We bid Hatem and Ha’il farewell and flew from the local airport to Riyadh where Dr. Maha Sinan was waiting for us at the entrance to the National Museum for a special tour of the vast museum by Abdullah Al- Hudlaq who gave us a thorough tour of the museum

The museum was kept open especially for us and we had to hurry because another treat was awaiting us in the neighbouring palace of King Abdulaziz. HRH Princess Adilah bint Abdallah, the King’s daughter was holding a magnificent gala dinner in the DAI’s honour.  Organized by Dr Saad Al Rashid on behalf of the princess who was out of the country at the time the delicious dinner was followed by another wonder, seven tableaux of local dance and song  and terminated by the famous Riyadhi Arda to which all the guests were encouraged to participate. We also had a chance to visit with DAI friend Susi al Mutawwa and her husband Oliver John of the U.S.Embassy recently posted in Riyadh.

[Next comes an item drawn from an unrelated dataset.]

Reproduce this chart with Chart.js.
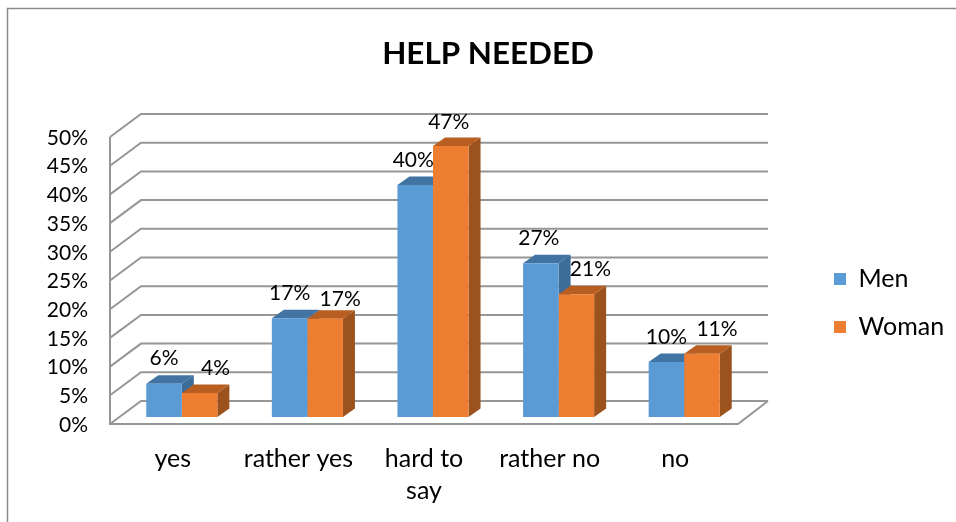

Our last day in Riyadh was spent visiting Diriyya, the old capital of the first Saudi state and base of the Al Saud dynasty. Al Diriyya is part of the Wadi Hanifa ridge where evidence of Paleolithic remains have been found making it one of the oldest human settlements in the Arabian peninsula. We also visited the Al Ula dam and were lucky to see it almost full of water thanks to the copious rains the week before we came. It is hard to imagine that the verdant Wadi Hanifa we visited is the same wasteland where the temperature rises to above 50 degrees c. in the summer.

After this last visit we bid Saudi Arabia farewell after an extremely rich week exploring the Kingdom’s vast heritage from the stone age to the pre Islamic period to the age of Islam to the period of Ottoman rule up till the unification of the Kingdom by King Abdulaziz in 1932.

We are extremely grateful to Sheikha Hussa, Princess Adilah, Dr Maha and the head of the Saudi Commission for Tourism and Antiquities HRH Prince Sultan bin Salman bin Abdulaziz Al Saud for making this trip so memorable and to DAI’s Mrs Khayriyyah Hussain for her untiring effort and patience in managing this delightful and unique journey to Arabia.